Retype only the lines below from the one with "Reproduce this chart with Plotly." to the one with "import plotly.graph_objects as go", inclusive, skipping every image.

> **Stored rows**:

==*==

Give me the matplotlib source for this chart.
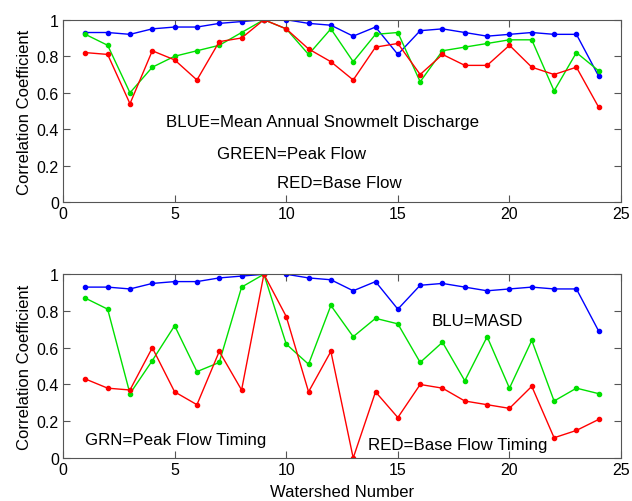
import numpy as np
import matplotlib.pyplot as plt

plt.rcParams['font.family'] = ['Liberation Sans', 'DejaVu Sans']

watershed = np.arange(1, 25)

# top panel: snowmelt discharge, peak flow, base flow
blue_top = [0.93, 0.93, 0.92, 0.95, 0.96, 0.96, 0.98, 0.99, 1.00, 1.00, 0.98, 0.97,
            0.91, 0.96, 0.81, 0.94, 0.95, 0.93, 0.91, 0.92, 0.93, 0.92, 0.92, 0.69]
green_top = [0.92, 0.86, 0.60, 0.74, 0.80, 0.83, 0.86, 0.93, 1.00, 0.95, 0.81, 0.95,
             0.77, 0.92, 0.93, 0.66, 0.83, 0.85, 0.87, 0.89, 0.89, 0.61, 0.82, 0.72]
red_top = [0.82, 0.81, 0.54, 0.83, 0.78, 0.67, 0.88, 0.90, 1.00, 0.95, 0.84, 0.77,
           0.67, 0.85, 0.87, 0.70, 0.81, 0.75, 0.75, 0.86, 0.74, 0.70, 0.74, 0.52]

# bottom panel: MASD, peak flow timing, base flow timing
blue_bot = [0.93, 0.93, 0.92, 0.95, 0.96, 0.96, 0.98, 0.99, 1.00, 1.00, 0.98, 0.97,
            0.91, 0.96, 0.81, 0.94, 0.95, 0.93, 0.91, 0.92, 0.93, 0.92, 0.92, 0.69]
green_bot = [0.87, 0.81, 0.35, 0.53, 0.72, 0.47, 0.52, 0.93, 1.00, 0.62, 0.51, 0.83,
             0.66, 0.76, 0.73, 0.52, 0.63, 0.42, 0.66, 0.38, 0.64, 0.31, 0.38, 0.35]
red_bot = [0.43, 0.38, 0.37, 0.60, 0.36, 0.29, 0.58, 0.37, 1.00, 0.77, 0.36, 0.58,
           0.00, 0.36, 0.22, 0.40, 0.38, 0.31, 0.29, 0.27, 0.39, 0.11, 0.15, 0.21]

fig = plt.figure(figsize=(6.32, 5.02), dpi=100)
ax1 = fig.add_axes([0.0997, 0.595, 0.883, 0.3637])
ax2 = fig.add_axes([0.0997, 0.0857, 0.883, 0.366])


def draw(ax, b, g, r):
    ax.plot(watershed, b, '-o', color='#0000ff', lw=1, ms=3)
    ax.plot(watershed, g, '-o', color='#00e000', lw=1, ms=3)
    ax.plot(watershed, r, '-o', color='#ff0000', lw=1, ms=3)
    ax.set_xlim(0, 25)
    ax.set_ylim(0, 1)
    ax.set_xticks([0, 5, 10, 15, 20, 25])
    ax.set_yticks([0, 0.2, 0.4, 0.6, 0.8, 1])
    ax.set_yticklabels(['0', '0.2', '0.4', '0.6', '0.8', '1'])
    ax.tick_params(direction='in', top=True, right=True, labelsize=11.5,
                   length=5, color='#555555', pad=3)
    for s in ax.spines.values():
        s.set_color('#555555')
    ax.set_ylabel('Correlation Coefficient', fontsize=12, labelpad=3)


draw(ax1, blue_top, green_top, red_top)
ax1.text(4.6, 0.44, 'BLUE=Mean Annual Snowmelt Discharge', fontsize=12.2, va='center')
ax1.text(6.9, 0.27, 'GREEN=Peak Flow', fontsize=12.2, va='center')
ax1.text(9.6, 0.11, 'RED=Base Flow', fontsize=12.2, va='center')

draw(ax2, blue_bot, green_bot, red_bot)
ax2.text(16.5, 0.75, 'BLU=MASD', fontsize=12.2, va='center')
ax2.text(1.0, 0.10, 'GRN=Peak Flow Timing', fontsize=12.2, va='center')
ax2.text(13.65, 0.076, 'RED=Base Flow Timing', fontsize=12.2, va='center')
ax2.set_xlabel('Watershed Number', fontsize=12, labelpad=5)

fig.savefig('out.png', dpi=100)
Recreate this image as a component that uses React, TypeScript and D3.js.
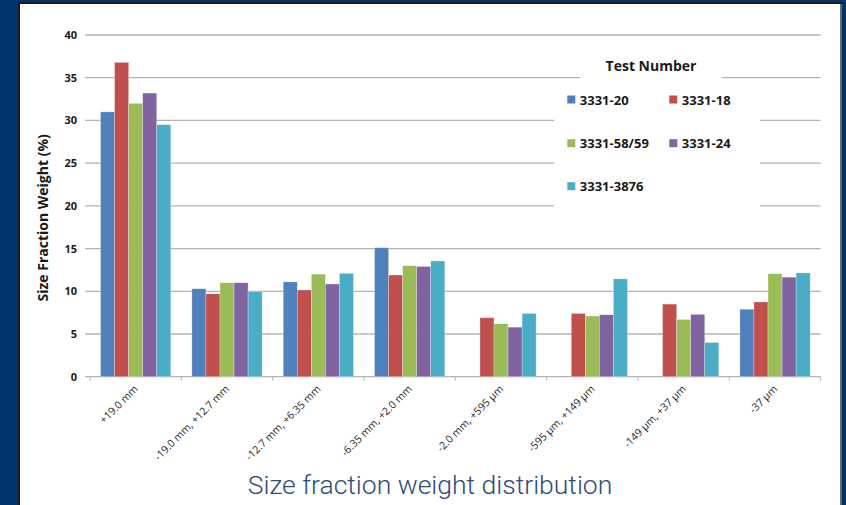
import React from "react";
import * as d3 from "d3";

const categories = [
  "+19.0 mm",
  "-19.0 mm, +12.7 mm",
  "-12.7 mm, +6.35 mm",
  "-6.35 mm, +2.0 mm",
  "-2.0 mm, +595 µm",
  "-595 µm, +149 µm",
  "-149 µm, +37 µm",
  "-37 µm",
];
const seriesNames = ["3331-20", "3331-18", "3331-58/59", "3331-24", "3331-3876"];
const s3331_20 = [31.0, 10.3, 11.1, 15.1, 0, 0, 0, 7.9];
const s3331_18 = [36.8, 9.7, 10.15, 11.9, 6.9, 7.4, 8.5, 8.75];
const s3331_5859 = [32.0, 11.0, 12.0, 13.0, 6.2, 7.1, 6.7, 12.05];
const s3331_24 = [33.2, 11.0, 10.85, 12.9, 5.8, 7.25, 7.3, 11.65];
const s3331_3876 = [29.5, 9.95, 12.1, 13.55, 7.4, 11.45, 4.0, 12.15];
const seriesValues = [s3331_20, s3331_18, s3331_5859, s3331_24, s3331_3876];
const colors = ["#4F81BD", "#C0504D", "#9BBB59", "#8064A2", "#4BACC6"];
const yTicks = [0, 5, 10, 15, 20, 25, 30, 35, 40];

export default function App() {
  const W = 846, H = 505;
  const left = 90, right = 820.7, top = 35, bottom = 376.7;
  const x0 = d3.scaleBand<string>().domain(categories).range([left, right]).padding(0);
  const x1 = d3
    .scaleBand<string>()
    .domain(seriesNames)
    .range([0, x0.bandwidth()])
    .paddingInner(0)
    .paddingOuter(0.75);
  const y = d3.scaleLinear().domain([0, 40]).range([bottom, top]);
  const font = "'Open Sans', 'DejaVu Sans', sans-serif";

  const legX = [567.3, 669.3];
  const legY = [100, 143.7, 186.7];

  return (
    <svg width={W} height={H} style={{ position: "absolute", left: 0, top: 0, display: "block" }}>
      <rect x={0} y={0} width={W} height={H} fill="#003470" />
      <rect x={18} y={2} width={824} height={H} fill="#1a1a1a" />
      <rect x={20} y={4} width={820} height={H} fill="#ffffff" />
      <rect x={840} y={4} width={2} height={H} fill="#6b6b6b" />

      {/* gridlines */}
      {yTicks.map((t) => (
        <line
          key={"g" + t}
          x1={left - 5}
          x2={right}
          y1={y(t)}
          y2={y(t)}
          stroke="#b3b3b3"
          strokeWidth={1.3}
        />
      ))}
      {/* category tick marks */}
      {d3.range(categories.length + 1).map((i) => {
        const xx = left + i * x0.step();
        return <line key={"ct" + i} x1={xx} x2={xx} y1={bottom} y2={bottom + 4} stroke="#b3b3b3" strokeWidth={1} />;
      })}

      {/* bars */}
      {categories.map((c, ci) => (
        <g key={c} transform={`translate(${x0(c)},0)`}>
          {seriesNames.map((s, si) => {
            const v = seriesValues[si][ci];
            if (!v) return null;
            return (
              <rect
                key={s}
                x={x1(s)}
                y={y(v)}
                width={x1.bandwidth()}
                height={y(0) - y(v)}
                fill={colors[si]}
                stroke="#ffffff"
                strokeOpacity={0.45}
                strokeWidth={0.6}
              />
            );
          })}
        </g>
      ))}

      {/* y tick labels */}
      {yTicks.map((t) => (
        <text
          key={"yl" + t}
          x={77}
          y={y(t)}
          dy="0.36em"
          textAnchor="end"
          fontFamily={font}
          fontWeight={700}
          fontSize={11}
          fill="#1a1a1a"
        >
          {t}
        </text>
      ))}

      {/* y axis title */}
      <text
        transform={`translate(48,${(top + bottom) / 2 + 12}) rotate(-90)`}
        textAnchor="middle"
        fontFamily={font}
        fontWeight={700}
        fontSize={14}
        fill="#1a1a1a"
      >
        Size Fraction Weight (%)
      </text>

      {/* x labels */}
      {categories.map((c) => {
        const cx = (x0(c) as number) + x0.bandwidth() / 2;
        return (
          <text
            key={"xl" + c}
            transform={`translate(${cx + 3},${bottom + 13}) rotate(-45)`}
            textAnchor="end"
            fontFamily={font}
            fontWeight={400}
            fontSize={10.5}
            fill="#1f1f1f"
          >
            {c}
          </text>
        );
      })}

      {/* legend */}
      <rect x={580} y={48} width={142} height={38} fill="#ffffff" />
      <rect x={554} y={86} width={206} height={128} fill="#ffffff" />
      <text
        x={651}
        y={71}
        textAnchor="middle"
        fontFamily={font}
        fontWeight={700}
        fontSize={14}
        fill="#1a1a1a"
      >
        Test Number
      </text>
      {seriesNames.map((s, i) => {
        const col = i % 2;
        const row = Math.floor(i / 2);
        const lx = legX[col];
        const ly = legY[row];
        return (
          <g key={"lg" + s}>
            <rect x={lx} y={ly - 4.5} width={8} height={8} fill={colors[i]} />
            <text
              x={lx + 12.5}
              y={ly}
              dy="0.36em"
              fontFamily={font}
              fontWeight={700}
              fontSize={13}
              fill="#1a1a1a"
            >
              {s}
            </text>
          </g>
        );
      })}

      {/* caption block */}
      <rect x={20} y={460} width={820} height={H - 460} fill="#ffffff" />
      <text
        x={430}
        y={494}
        textAnchor="middle"
        fontFamily="Roboto, 'Open Sans', sans-serif"
        fontWeight={300}
        fontSize={26.5}
        fill="#2e4a7d"
      >
        Size fraction weight distribution
      </text>
    </svg>
  );
}
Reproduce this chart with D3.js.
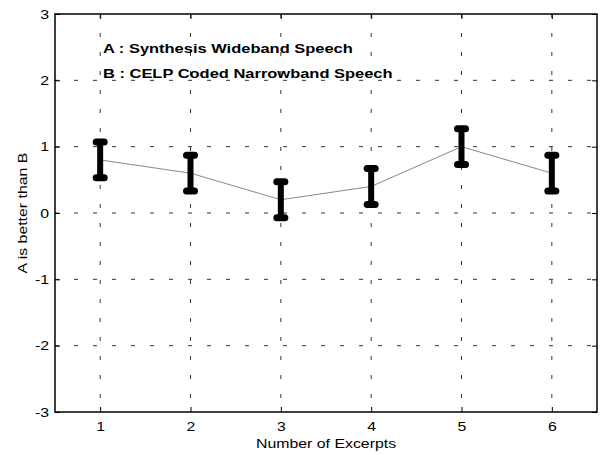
<!DOCTYPE html>
<meta charset="utf-8">
<script src="https://d3js.org/d3.v7.min.js"></script>
<style>
  body { margin: 0; background: white; }
  text { font-family: "Liberation Sans", Arial, sans-serif; }
</style>
<div id="chart"></div>
<script>

// data
var excerpts = [1, 2, 3, 4, 5, 6];
var means = [0.8, 0.6, 0.2, 0.4, 1.0, 0.6];
var lower = [0.53, 0.33, -0.07, 0.13, 0.73, 0.33];
var upper = [1.07, 0.87, 0.47, 0.67, 1.27, 0.87];
var yTicks = [-3, -2, -1, 0, 1, 2, 3];
var legendLines = ["A : Synthesis Wideband Speech", "B : CELP Coded Narrowband Speech"];

var margin = {top: 14, right: 3, bottom: 43, left: 55},
    width = 600 - margin.left - margin.right,
    height = 455 - margin.top - margin.bottom;

// the original font is wider than Liberation Sans, stretch it a bit
var stretch = 1.22;

var svg = d3.select("#chart")
  .append("svg")
    .attr("width", 600)
    .attr("height", 455)
  .append("g")
    .attr("transform", "translate(" + margin.left + "," + margin.top + ")");

var x = d3.scaleLinear()
  .domain([0.5, 6.5])
  .range([0, width]);

var y = d3.scaleLinear()
  .domain([-3, 3])
  .range([height, 0]);

// dashed grid
svg.append("g")
  .selectAll("line")
  .data(excerpts)
  .enter().append("line")
    .attr("x1", function(d) { return x(d); })
    .attr("x2", function(d) { return x(d); })
    .attr("y1", 0)
    .attr("y2", height)
    .attr("stroke", "#333")
    .attr("stroke-width", 1)
    .attr("stroke-dasharray", "4,15");

svg.append("g")
  .selectAll("line")
  .data(yTicks.slice(1, -1))
  .enter().append("line")
    .attr("x1", 0)
    .attr("x2", width)
    .attr("y1", function(d) { return y(d); })
    .attr("y2", function(d) { return y(d); })
    .attr("stroke", "#333")
    .attr("stroke-width", 1)
    .attr("stroke-dasharray", "4,15");

// axes (ticks pointing inwards, box all round)
var xAxis = svg.append("g")
  .attr("transform", "translate(0," + height + ")")
  .call(d3.axisBottom(x).tickValues(excerpts).tickSizeInner(-5).tickSizeOuter(0).tickPadding(10).tickFormat(function(d) { return String(d); }))
  .call(function(g) { g.select(".domain").remove(); })
  .style("font-size", "13px");
xAxis.selectAll(".tick text").attr("transform", "scale(" + stretch + ",1)");

var yAxis = svg.append("g")
  .call(d3.axisLeft(y).tickValues(yTicks).tickSizeInner(-5).tickSizeOuter(0).tickFormat(function(d) { return String(d); }))
  .call(function(g) { g.select(".domain").remove(); })
  .style("font-size", "13px");
yAxis.selectAll(".tick text")
  .attr("x", 0)
  .attr("transform", "translate(-6,0) scale(" + stretch + ",1)");

svg.append("g")
  .call(d3.axisTop(x).tickValues(excerpts).tickSizeInner(-5).tickSizeOuter(0).tickFormat(""))
  .call(function(g) { g.select(".domain").remove(); });

svg.append("g")
  .attr("transform", "translate(" + width + ",0)")
  .call(d3.axisRight(y).tickValues(yTicks).tickSizeInner(-5).tickSizeOuter(0).tickFormat(""))
  .call(function(g) { g.select(".domain").remove(); });

svg.selectAll(".tick line").attr("stroke", "black");
svg.selectAll(".tick text").attr("fill", "black");

svg.append("rect")
  .attr("x", 0)
  .attr("y", 0)
  .attr("width", width)
  .attr("height", height)
  .attr("fill", "none")
  .attr("stroke", "black")
  .attr("stroke-width", 1.5);

// line through the means
var line = d3.line()
  .x(function(d, i) { return x(excerpts[i]); })
  .y(function(d) { return y(d); });

svg.append("path")
  .datum(means)
  .attr("d", line)
  .attr("fill", "none")
  .attr("stroke", "#888")
  .attr("stroke-width", 1);

// error bars
svg.selectAll("errbar")
  .data(excerpts)
  .enter()
  .append("line")
    .attr("x1", function(d) { return x(d); })
    .attr("x2", function(d) { return x(d); })
    .attr("y1", function(d, i) { return y(lower[i]); })
    .attr("y2", function(d, i) { return y(upper[i]); })
    .attr("stroke", "black")
    .attr("stroke-width", 6);

var caps = [];
excerpts.forEach(function(d, i) {
  caps.push({x: d, v: lower[i]});
  caps.push({x: d, v: upper[i]});
});

svg.selectAll("errcap")
  .data(caps)
  .enter()
  .append("line")
    .attr("x1", function(d) { return x(d.x) - 4; })
    .attr("x2", function(d) { return x(d.x) + 4; })
    .attr("y1", function(d) { return y(d.v); })
    .attr("y2", function(d) { return y(d.v); })
    .attr("stroke", "black")
    .attr("stroke-width", 7)
    .attr("stroke-linecap", "round");

// legend text
svg.append("g")
  .selectAll("text")
  .data(legendLines)
  .enter().append("text")
    .attr("transform", function(d, i) { return "translate(48," + (39 + i * 24.5) + ") scale(" + stretch + ",1)"; })
    .style("font-size", "13.5px")
    .style("font-weight", "bold")
    .attr("fill", "black")
    .text(function(d) { return d; });

// axis labels
svg.append("text")
  .attr("transform", "translate(" + (width / 2) + "," + (height + 36) + ") scale(" + stretch + ",1)")
  .attr("text-anchor", "middle")
  .style("font-size", "13px")
  .text("Number of Excerpts");

svg.append("text")
  .attr("transform", "translate(" + (27 - margin.left) + "," + (height / 2) + ") rotate(-90) scale(" + stretch + ",1)")
  .attr("text-anchor", "middle")
  .style("font-size", "13px")
  .text("A is better than B");

</script>
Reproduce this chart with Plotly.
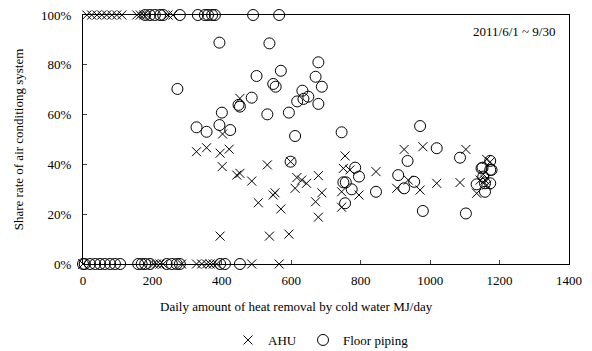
import plotly.graph_objects as go

# AHU (x) data
ahu_x = [11, 25, 40, 54, 68, 83, 97, 112, 155, 165, 175, 183, 245, 259,
         0, 0, 203, 212, 222, 231, 284, 327, 342, 356, 366, 375, 385, 486, 565,
         327, 356, 395, 421, 402, 401, 443, 452, 486, 505, 452, 395,
         531, 598, 755, 750, 769, 844, 616, 630, 644, 678, 611, 553, 548, 688, 745, 795,
         670, 570, 678, 745, 537, 593, 904,
         925, 979, 1103, 937, 971, 1019, 1086, 1163, 1173, 1153, 1144, 1158, 1134, 1163]
ahu_y = [100, 100, 100, 100, 100, 100, 100, 100, 100, 100, 100, 100, 100, 100,
         0, 0, 0, 0, 0, 0, 0, 0, 0, 0, 0, 0, 0, 0, 0,
         45.1, 46.7, 44.5, 46.1, 52.2, 39.1, 35.7, 36.4, 33.3, 24.6, 66.5, 11.2,
         39.8, 41.1, 43.4, 38.4, 37.8, 37.1, 34.7, 33.7, 32.4, 35.5, 30.4, 28.6, 27.7, 28.6, 29.0, 27.7,
         25.0, 22.1, 18.8, 22.8, 11.2, 12.0, 30.4,
         46.0, 47.1, 46.0, 33.7, 29.7, 32.4, 32.7, 42.0, 41.0, 36.0, 33.7, 33.7, 28.4, 31.7]

# Floor piping (o) data
floor_x = [179, 193, 207, 222, 231, 279, 331, 351, 360, 372, 380, 490, 565,
           0, 5, 20, 35, 49, 63, 78, 92, 107, 159, 169, 179, 193, 241, 256, 270, 279, 395, 409, 452,
           272, 393, 400, 327, 356, 393, 424, 448, 452, 486, 500, 537, 678, 570, 670, 548, 555,
           688, 632, 649, 635, 617, 678, 531, 593, 611, 745, 598, 784, 795, 750, 757, 774, 844,
           755, 908, 971, 1019, 935, 1086, 925, 954, 979, 1103, 1151, 1173, 1173, 1134, 1158,
           1173, 1158, 1153, 1148, 1177]
floor_y = [100, 100, 100, 100, 100, 100, 100, 100, 100, 100, 100, 100, 100,
           0, 0, 0, 0, 0, 0, 0, 0, 0, 0, 0, 0, 0, 0, 0, 0, 0, 0, 0, 0,
           70.3, 88.9, 60.8, 54.9, 53.1, 55.8, 53.8, 63.9, 63.2, 66.8, 75.5, 88.6, 81.0, 77.6, 75.2, 72.3, 71.2,
           71.2, 69.6, 67.2, 66.3, 65.3, 64.3, 60.1, 60.8, 51.4, 52.9, 41.1, 38.7, 35.1, 32.8, 32.8, 30.0, 29.0,
           24.4, 35.7, 55.4, 46.5, 41.4, 42.7, 30.4, 33.0, 21.3, 20.3, 38.7, 37.8, 41.4, 32.0, 32.4,
           32.4, 29.0, 35.1, 38.4, 37.8]

x_ticks = [0, 200, 400, 600, 800, 1000, 1200, 1400]
y_ticks = [0, 20, 40, 60, 80, 100]
y_ticktext = ["0%", "20%", "40%", "60%", "80%", "100%"]

FONT = "Liberation Serif"
TF = dict(family=FONT, size=13, color="black")

fig = go.Figure()
fig.add_trace(go.Scatter(
    x=ahu_x, y=ahu_y, mode="markers", name="AHU", legendwidth=30,
    marker=dict(symbol="x-thin-open", size=9, color="black",
                line=dict(color="black", width=1)),
    cliponaxis=False,
))
fig.add_trace(go.Scatter(
    x=floor_x, y=floor_y, mode="markers", name="Floor piping", legendwidth=76,
    marker=dict(symbol="circle-open", size=11, color="black",
                line=dict(color="black", width=1)),
    cliponaxis=False,
))

fig.update_layout(
    width=592, height=351,
    margin=dict(l=83, r=23, t=15, b=87, autoexpand=False),
    paper_bgcolor="white", plot_bgcolor="white",
    font=TF,
    showlegend=True,
    legend=dict(orientation="h", x=0.5, xanchor="center",
                yref="paper", y=-0.245, yanchor="top",
                font=TF, itemwidth=30, tracegroupgap=0,
                bgcolor="rgba(0,0,0,0)"),
    xaxis=dict(range=[0, 1400], tickvals=x_ticks, ticks="inside", ticklen=4,
               tickfont=TF, automargin=False, ticklabelstandoff=4,
               showline=True, linecolor="black", linewidth=1, mirror=True,
               showgrid=False, zeroline=False),
    yaxis=dict(range=[0, 100], tickvals=y_ticks, ticktext=y_ticktext, ticks="inside", ticklen=4,
               tickfont=TF, automargin=False, ticklabelstandoff=8,
               showline=True, linecolor="black", linewidth=1, mirror=True,
               showgrid=False, zeroline=False,
               title=dict(text="Share rate of air conditiong system",
                          font=TF, standoff=14)),
    annotations=[
        dict(text="2011/6/1 ~ 9/30", xref="paper", yref="paper",
             x=0.975, y=0.97, xanchor="right", yanchor="top", showarrow=False,
             font=TF),
        dict(text="Daily amount of heat removal by cold water MJ/day",
             xref="paper", yref="paper", x=0.44, y=-0.172,
             xanchor="center", yanchor="middle", showarrow=False, font=TF),
    ],
)

fig.write_html("out.html")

==*==

> **Finished task**:
Reproduce this chart with Plotly.
import plotly.graph_objects as go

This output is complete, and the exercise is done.